Feature request: Output format specification + #matched kmer matrix
As a light version of #70, it would be also extremely useful if we, as users, just match our queries against the indexes and get the following output:
query length ref1 ref2 ref3
q1 3876 3301 207 1029
q2 100 0 0 0
q3 1 1 0 1
I.e., query name, its length, and the number of matching k-mers to each ref.
This would be done only if request via st like --format matrix, so it wouldn't impact benchmarking for papers, etc.

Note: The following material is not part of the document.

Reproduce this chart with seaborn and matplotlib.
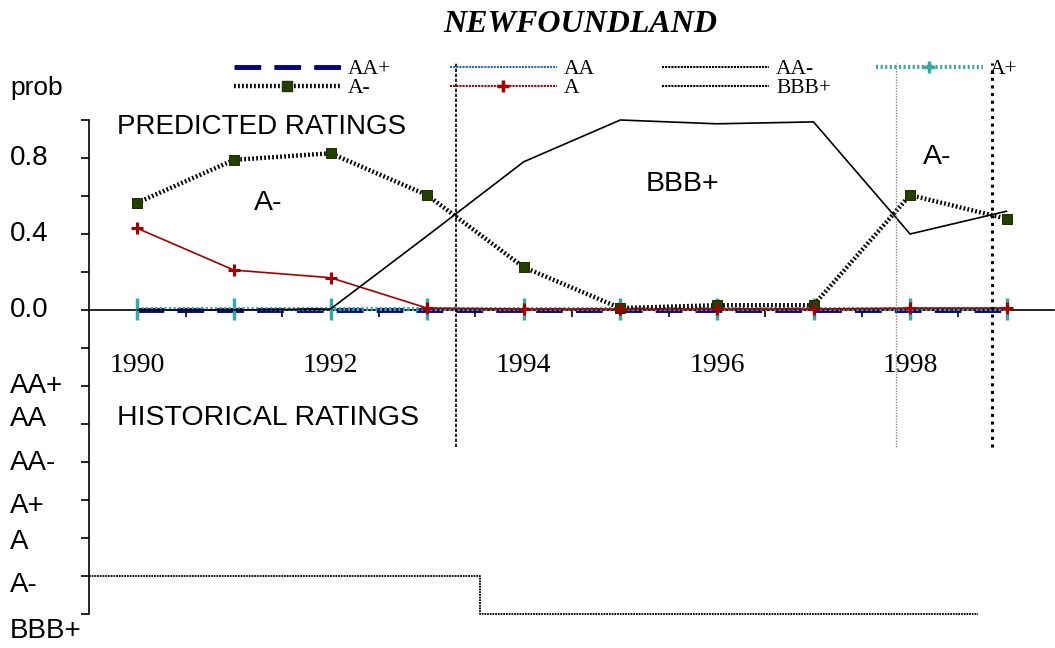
import numpy as np
import matplotlib.pyplot as plt
import seaborn as sns
from matplotlib.lines import Line2D
from matplotlib.font_manager import FontProperties

# --- data ---
years = [1990, 1991, 1992, 1993, 1994, 1995, 1996, 1997, 1998, 1999]
prob_aa_plus = [0.0, 0.0, 0.0, 0.0, 0.0, 0.0, 0.0, 0.0, 0.0, 0.0]
prob_aa = [0.0, 0.0, 0.0, 0.0, 0.0, 0.0, 0.0, 0.0, 0.0, 0.0]
prob_aa_minus = [0.0, 0.0, 0.0, 0.0, 0.0, 0.0, 0.0, 0.0, 0.0, 0.0]
prob_a_plus = [0.005, 0.005, 0.005, 0.005, 0.005, 0.005, 0.005, 0.005, 0.005, 0.005]
prob_a_minus = [0.565, 0.79, 0.825, 0.605, 0.225, 0.01, 0.025, 0.025, 0.605, 0.48]
prob_a = [0.43, 0.21, 0.17, 0.01, 0.005, 0.005, 0.005, 0.005, 0.01, 0.01]
prob_bbb_plus = [0.0, 0.0, 0.005, 0.39, 0.78, 1.0, 0.98, 0.99, 0.40, 0.52]

ratings = ["AA+", "AA", "AA-", "A+", "A", "A-", "BBB+"]
rating_levels = [-0.4, -0.6, -0.8, -1.0, -1.2, -1.4, -1.6]
rating_label_y = [-0.40, -0.575, -0.805, -1.03, -1.22, -1.45, -1.69]

hist_x = [1989.5, 1993.55, 1998.7]
hist_rating = ["A-", "BBB+", "BBB+"]

prob_ticks = [0.0, 0.4, 0.8]
prob_labels = ["0.0", "0.4", "0.8"]
year_ticks = [1990, 1992, 1994, 1996, 1998]

divider_years = [1993.3, 1997.85, 1998.85]
divider_span = (-0.72, 1.3)

# predicted rating labels in the upper panel
zone_labels = ["A-", "BBB+", "A-"]
zone_x = [1991.35, 1995.64, 1998.28]
zone_y = [0.563, 0.663, 0.805]

sns.set_style("white")
plt.rcParams["font.family"] = ["Liberation Sans", "DejaVu Sans"]
plt.rcParams["text.color"] = "black"
plt.rcParams["xtick.color"] = "black"
plt.rcParams["ytick.color"] = "black"
serif = "Liberation Serif"

fig = plt.figure(figsize=(10.55, 6.48), dpi=100)
ax = fig.add_axes([89 / 1055, 34 / 648, 966 / 1055, 494 / 648])
ax.set_xlim(1989.5, 1999.5)
ax.set_ylim(-1.6, 1.0)

# series: (label, values, plot style, legend style)
series = [
    ("AA+", prob_aa_plus,
     dict(color="#000080", lw=3.5, linestyle=(0, (5.5, 2.7))),
     dict(color="#000080", lw=3.5, linestyle=(0, (5.5, 2.7)))),
    ("AA", prob_aa,
     dict(color="#2c64a8", lw=1.5, linestyle=(0, (1, 0.5))),
     dict(color="#2c64a8", lw=1.5, linestyle=(0, (1, 0.5)))),
    ("AA-", prob_aa_minus,
     dict(color="black", lw=1.2, linestyle=(0, (1, 0.5))),
     dict(color="black", lw=1.5, linestyle=(0, (1, 0.5)))),
    ("A+", prob_a_plus,
     dict(color="#3aa6a6", lw=3, linestyle=(0, (0.5, 0.6)), marker="|",
          markersize=16, markeredgewidth=2.5, markeredgecolor="#3aa6a6"),
     dict(color="#3aa6a6", lw=3, linestyle=(0, (0.5, 0.6)), marker="+",
          markersize=8, markeredgewidth=2.5, markeredgecolor="#3aa6a6")),
    ("A-", prob_a_minus,
     dict(color="black", lw=3.2, linestyle=(0, (0.4, 0.5)), marker="s",
          markersize=6.5, markerfacecolor="#1f4200", markeredgecolor="#2e2a00"),
     dict(color="black", lw=3.2, linestyle=(0, (0.4, 0.5)), marker="s",
          markersize=7, markerfacecolor="#1f4200", markeredgecolor="#2e2a00")),
    ("A", prob_a,
     dict(color="#a00000", lw=1.2, marker="+", markersize=8,
          markeredgewidth=2.2, markeredgecolor="#a00000"),
     dict(color="#a00000", lw=1.5, linestyle=(0, (1, 0.5)), marker="+",
          markersize=9, markeredgewidth=2.5, markeredgecolor="#a00000")),
    ("BBB+", prob_bbb_plus,
     dict(color="black", lw=1.2),
     dict(color="black", lw=1.5, linestyle=(0, (1, 0.5)))),
]

handles = {}
for label, vals, pstyle, lstyle in series:
    sns.lineplot(x=years, y=vals, ax=ax, zorder=3, clip_on=False, **pstyle)
    handles[label] = Line2D([], [], **lstyle)

# historical ratings step line
hist_y = [rating_levels[ratings.index(r)] for r in hist_rating]
ax.step(hist_x, hist_y, where="post", color="black", lw=1.3,
        linestyle=(0, (1, 0.5)), clip_on=False)

# vertical dividers
ax.vlines(divider_years, divider_span[0], divider_span[1],
          colors=["black", "#888888", "black"],
          linestyles=[(0, (2, 1)), (0, (1, 1)), (0, (1, 1.5))],
          linewidths=[1.2, 1.0, 2.2], clip_on=False, zorder=4)

# axes styling
for side in ["top", "right"]:
    ax.spines[side].set_visible(False)
ax.spines["bottom"].set_position(("data", 0))
for side in ["left", "bottom"]:
    ax.spines[side].set_color("black")
    ax.spines[side].set_linewidth(1.2)
    ax.spines[side].set_linestyle((0, (1, 1)))

ax.set_yticks(np.arange(-1.6, 1.01, 0.2))
ax.set_yticklabels([])
ax.tick_params(axis="y", direction="out", length=6, width=1.2, color="black", left=True)

ax.set_xticks(year_ticks)
ax.set_xticklabels([str(y) for y in year_ticks], fontfamily=serif, fontsize=20)
ax.set_xticks(np.arange(1990.5, 1999, 1.0), minor=True)
ax.tick_params(axis="x", which="major", length=0, pad=31)
ax.tick_params(axis="x", which="minor", direction="out", length=5, width=1.2,
               color="black", bottom=True)

# y labels (left aligned)
ytr = ax.get_yaxis_transform()
lx = -79 / 966
for v, t in zip(prob_ticks, prob_labels):
    ax.text(lx, v, t, transform=ytr, ha="left", va="center", fontsize=20)
for r, v in zip(ratings, rating_label_y):
    ax.text(lx, v, r, transform=ytr, ha="left", va="center", fontsize=20,
            clip_on=False)
ax.text(lx, 1.168, "prob", transform=ytr, ha="left", va="center", fontsize=19)

ax.text(1989.79, 0.963, "PREDICTED RATINGS", ha="left", va="center", fontsize=20)
ax.text(1989.79, -0.568, "HISTORICAL RATINGS", ha="left", va="center", fontsize=20.5)
for t, x, y in zip(zone_labels, zone_x, zone_y):
    ax.text(x, y, t, ha="center", va="center", fontsize=20.5)

fig.text(0.55, 1 - 24 / 648, "NEWFOUNDLAND", ha="center", va="center",
         fontfamily=serif, fontweight="bold", fontstyle="italic", fontsize=23)

# legend, drawn as four two-row columns
legend_cols = [["AA+", "A-"], ["AA", "A"], ["AA-", "BBB+"], ["A+"]]
legend_x = [234, 450, 662, 876]
for col, x in zip(legend_cols, legend_x):
    fig.legend([handles[c] for c in col], col, loc="upper left",
               bbox_to_anchor=(x / 1055, 1 - 59 / 648), frameon=False,
               borderpad=0, borderaxespad=0, handlelength=4.95,
               handletextpad=0.35, labelspacing=-0.05,
               prop=FontProperties(family=serif, size=15.5))

fig.savefig("out.png", dpi=100)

(Side note: I'm aware that for very large databases this is not a great format. However, many applications use Fulgor on small instances only, and there such an output would be super relevant.)
Hi @karel-brinda,
We (cc @jermp @Alessio-Campa) have been discussing output formats, and there's also a larger effort afoot (that I'm trying to start at least) to discuss best practices for formats in bioinformatics software. Anyway, I just want to put a pin in this. I think have a descriptive output format would be great -- however, in this case, I'd favor having a concise, efficient (binary?), self-describing output format (along with some bundled metadata e.g. like fulgor version, runtime, num threads, reference database signature etc.), with an option to easily convert to e.g. a TSV format like the one you describe above.
Hi, yes, this can definitely be done with little effort (noting that, however, the teaching period is starting again tomorrow). As Rob mentioned, I would provide this in a more succinct format as I expect that more references will get count 0 for typical query loads. I would also be nice to have a binary format output for all tools, including this one.